Die Themen, die ich zu berühren versuche, sind Macht und Ohnmacht, der neue Mensch und der aussterbende Mensch, das Spiel von Allem mit Allem sowie die Kraft des Gedankens und der Phantasie, sich das Unmögliche vorzustellen und es zu materialisieren.
In der figurativen Abstraktion suche ich nach der Fülle des Intervalls, nach dem Raum, der sich auftut zwischen der Andeutung und der spontanen Vollendung beim Betrachten.Ebenso verwende ich das Figurative als Medium der abstrakten Komposition. Das gilt sowohl innerhalb der einzelnen Gruppen in Linien und Energiefeldern, als auch im Sinne einer übergeordneten Dynamik, die durch den gesamten Zyklus hindurch läuft: einer Bewegung zwischen unterschiedlichen Manifestationen dreier Energiezustände, nämlich dem statischen, dem potenziellen und dem kinetischen.
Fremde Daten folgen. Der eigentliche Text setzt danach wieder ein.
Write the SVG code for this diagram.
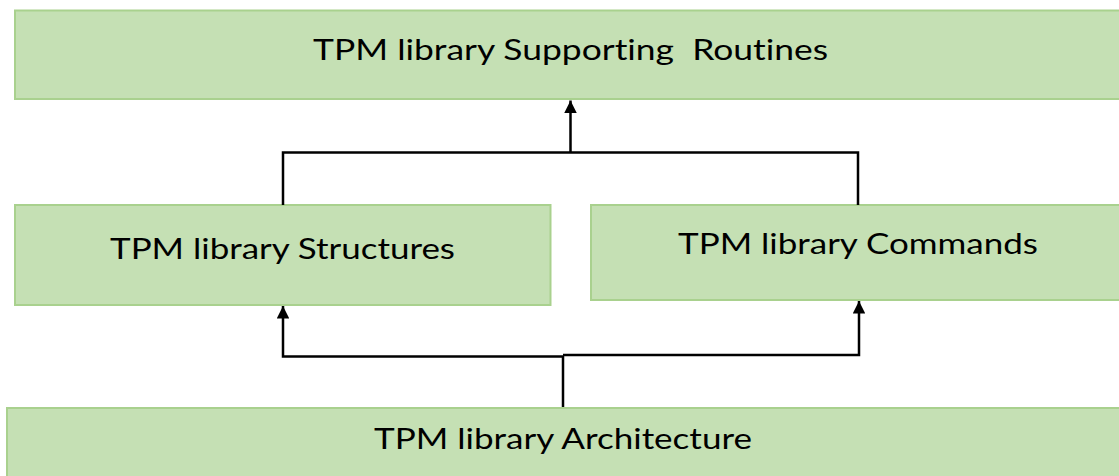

Die rohe Erscheinung der Skulpturen ist dem Missverhältnis zuzuschreiben, das zwischen monumentalem Ausdruck und dem begrenzten Vermögen der Mittel besteht. Die Skulpturen stehen da in dem Material, aus dem sie erschaffen sind. Aber vielleicht ist es gerade diese Verletzlichkeit, die eine stärkere Intimität zu vermitteln vermag.